#### [Source data]
_____

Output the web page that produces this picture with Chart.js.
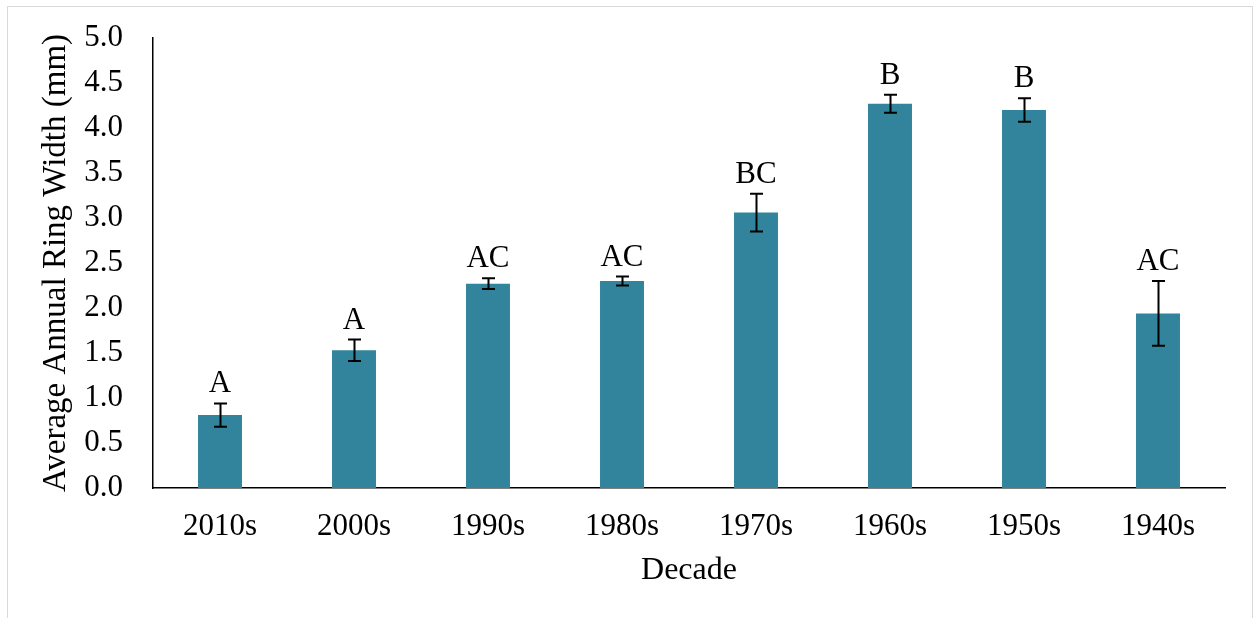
<!DOCTYPE html>
<html>
<head>
<meta charset="utf-8">
<script src="https://cdn.jsdelivr.net/npm/chart.js@4/dist/chart.umd.min.js"></script>
<style>
  html, body { margin: 0; padding: 0; background: #fff; overflow: hidden; }
  #wrap { position: relative; width: 1254px; height: 618px; }
  #frame { position: absolute; left: 7px; top: 6px; width: 1246px; height: 700px;
           border: 1px solid #d9d9d9; box-sizing: border-box; pointer-events: none; }
  canvas { position: absolute; left: 0; top: 0; }
</style>
</head>
<body>
<div id="wrap">
  <canvas id="c" width="1254" height="618"></canvas>
  <div id="frame"></div>
</div>
<script>
// Decades and mean ring widths (mm) with their error half-widths
const decades = ['2010s', '2000s', '1990s', '1980s', '1970s', '1960s', '1950s', '1940s'];
const meanWidth = [0.81, 1.53, 2.27, 2.30, 3.06, 4.27, 4.20, 1.94];
const errWidth = [0.13, 0.12, 0.06, 0.05, 0.21, 0.10, 0.13, 0.36];
// Significance groups shown above each bar
const groupLetters = ['A', 'A', 'AC', 'AC', 'BC', 'B', 'B', 'AC'];
const yTicks = [0, 0.5, 1, 1.5, 2, 2.5, 3, 3.5, 4, 4.5, 5];

const SERIF = '"Liberation Serif", "Times New Roman", serif';
const TICK_SIZE = 31;

// Plot rectangle inside the 1254x618 canvas
const PLOT = { left: 153, top: 38, right: 1225, bottom: 488 };

// Error bars and group letters, drawn from the bar elements and the y scale
const errorBarPlugin = {
  id: 'errorBars',
  afterDatasetsDraw(chart) {
    const { ctx, scales: { y } } = chart;
    const meta = chart.getDatasetMeta(0);
    ctx.save();
    ctx.strokeStyle = '#000';
    ctx.lineWidth = 2;
    ctx.fillStyle = '#000';
    ctx.font = TICK_SIZE + 'px ' + SERIF;
    ctx.textAlign = 'center';
    ctx.textBaseline = 'alphabetic';
    meta.data.forEach((bar, i) => {
      const x = Math.round(bar.x) + 0.5;
      const top = y.getPixelForValue(meanWidth[i] + errWidth[i]);
      const bot = y.getPixelForValue(meanWidth[i] - errWidth[i]);
      const cap = 6.5;
      ctx.beginPath();
      ctx.moveTo(x, top); ctx.lineTo(x, bot);
      ctx.moveTo(x - cap, top); ctx.lineTo(x + cap, top);
      ctx.moveTo(x - cap, bot); ctx.lineTo(x + cap, bot);
      ctx.stroke();
      ctx.fillText(groupLetters[i], bar.x, top - 11);
    });
    ctx.restore();
  }
};

new Chart(document.getElementById('c'), {
  type: 'bar',
  data: {
    labels: decades,
    datasets: [{
      data: meanWidth,
      backgroundColor: '#31849b',
      borderWidth: 0,
      barPercentage: 0.328,
      categoryPercentage: 1.0
    }]
  },
  options: {
    responsive: false,
    animation: false,
    devicePixelRatio: 1,
    layout: { autoPadding: false, padding: { left: 0, top: PLOT.top, right: 1254 - PLOT.right, bottom: 0 } },
    plugins: { legend: { display: false }, tooltip: { enabled: false } },
    scales: {
      x: {
        grid: { display: false, drawTicks: false },
        border: { display: true, color: '#000', width: 1.5 },
        ticks: { color: '#000', font: { family: SERIF, size: TICK_SIZE }, padding: 20, maxRotation: 0 },
        title: { display: true, text: 'Decade', color: '#000',
                 font: { family: SERIF, size: 32 }, padding: { top: 0, bottom: 28 } },
        afterFit(scale) { scale.height = 618 - PLOT.bottom; scale.paddingTop = 0; scale.paddingBottom = 0; }
      },
      y: {
        min: 0,
        max: 5,
        grid: { display: false, drawTicks: false },
        border: { display: true, color: '#000', width: 1.5 },
        afterBuildTicks(scale) { scale.ticks = yTicks.map(v => ({ value: v })); },
        ticks: { color: '#000', font: { family: SERIF, size: TICK_SIZE }, padding: 30,
                 callback: v => Number(v).toFixed(1) },
        title: { display: true, text: 'Average Annual Ring Width (mm)', color: '#000',
                 font: { family: SERIF, size: 33 }, padding: { top: 37, bottom: 0 } },
        afterFit(scale) { scale.width = PLOT.left; scale.paddingTop = 0; scale.paddingBottom = 0; }
      }
    }
  },
  plugins: [errorBarPlugin]
});
</script>
</body>
</html>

_____

#### [What you are asked to do]
Without including any pictures, print all of the material exactly as given.

#### [Response to this task]
Output the web page that produces this picture with Chart.js.
<!DOCTYPE html>
<html>
<head>
<meta charset="utf-8">
<script src="https://cdn.jsdelivr.net/npm/chart.js@4/dist/chart.umd.min.js"></script>
<style>
  html, body { margin: 0; padding: 0; background: #fff; overflow: hidden; }
  #wrap { position: relative; width: 1254px; height: 618px; }
  #frame { position: absolute; left: 7px; top: 6px; width: 1246px; height: 700px;
           border: 1px solid #d9d9d9; box-sizing: border-box; pointer-events: none; }
  canvas { position: absolute; left: 0; top: 0; }
</style>
</head>
<body>
<div id="wrap">
  <canvas id="c" width="1254" height="618"></canvas>
  <div id="frame"></div>
</div>
<script>
// Decades and mean ring widths (mm) with their error half-widths
const decades = ['2010s', '2000s', '1990s', '1980s', '1970s', '1960s', '1950s', '1940s'];
const meanWidth = [0.81, 1.53, 2.27, 2.30, 3.06, 4.27, 4.20, 1.94];
const errWidth = [0.13, 0.12, 0.06, 0.05, 0.21, 0.10, 0.13, 0.36];
// Significance groups shown above each bar
const groupLetters = ['A', 'A', 'AC', 'AC', 'BC', 'B', 'B', 'AC'];
const yTicks = [0, 0.5, 1, 1.5, 2, 2.5, 3, 3.5, 4, 4.5, 5];

const SERIF = '"Liberation Serif", "Times New Roman", serif';
const TICK_SIZE = 31;

// Plot rectangle inside the 1254x618 canvas
const PLOT = { left: 153, top: 38, right: 1225, bottom: 488 };

// Error bars and group letters, drawn from the bar elements and the y scale
const errorBarPlugin = {
  id: 'errorBars',
  afterDatasetsDraw(chart) {
    const { ctx, scales: { y } } = chart;
    const meta = chart.getDatasetMeta(0);
    ctx.save();
    ctx.strokeStyle = '#000';
    ctx.lineWidth = 2;
    ctx.fillStyle = '#000';
    ctx.font = TICK_SIZE + 'px ' + SERIF;
    ctx.textAlign = 'center';
    ctx.textBaseline = 'alphabetic';
    meta.data.forEach((bar, i) => {
      const x = Math.round(bar.x) + 0.5;
      const top = y.getPixelForValue(meanWidth[i] + errWidth[i]);
      const bot = y.getPixelForValue(meanWidth[i] - errWidth[i]);
      const cap = 6.5;
      ctx.beginPath();
      ctx.moveTo(x, top); ctx.lineTo(x, bot);
      ctx.moveTo(x - cap, top); ctx.lineTo(x + cap, top);
      ctx.moveTo(x - cap, bot); ctx.lineTo(x + cap, bot);
      ctx.stroke();
      ctx.fillText(groupLetters[i], bar.x, top - 11);
    });
    ctx.restore();
  }
};

new Chart(document.getElementById('c'), {
  type: 'bar',
  data: {
    labels: decades,
    datasets: [{
      data: meanWidth,
      backgroundColor: '#31849b',
      borderWidth: 0,
      barPercentage: 0.328,
      categoryPercentage: 1.0
    }]
  },
  options: {
    responsive: false,
    animation: false,
    devicePixelRatio: 1,
    layout: { autoPadding: false, padding: { left: 0, top: PLOT.top, right: 1254 - PLOT.right, bottom: 0 } },
    plugins: { legend: { display: false }, tooltip: { enabled: false } },
    scales: {
      x: {
        grid: { display: false, drawTicks: false },
        border: { display: true, color: '#000', width: 1.5 },
        ticks: { color: '#000', font: { family: SERIF, size: TICK_SIZE }, padding: 20, maxRotation: 0 },
        title: { display: true, text: 'Decade', color: '#000',
                 font: { family: SERIF, size: 32 }, padding: { top: 0, bottom: 28 } },
        afterFit(scale) { scale.height = 618 - PLOT.bottom; scale.paddingTop = 0; scale.paddingBottom = 0; }
      },
      y: {
        min: 0,
        max: 5,
        grid: { display: false, drawTicks: false },
        border: { display: true, color: '#000', width: 1.5 },
        afterBuildTicks(scale) { scale.ticks = yTicks.map(v => ({ value: v })); },
        ticks: { color: '#000', font: { family: SERIF, size: TICK_SIZE }, padding: 30,
                 callback: v => Number(v).toFixed(1) },
        title: { display: true, text: 'Average Annual Ring Width (mm)', color: '#000',
                 font: { family: SERIF, size: 33 }, padding: { top: 37, bottom: 0 } },
        afterFit(scale) { scale.width = PLOT.left; scale.paddingTop = 0; scale.paddingBottom = 0; }
      }
    }
  },
  plugins: [errorBarPlugin]
});
</script>
</body>
</html>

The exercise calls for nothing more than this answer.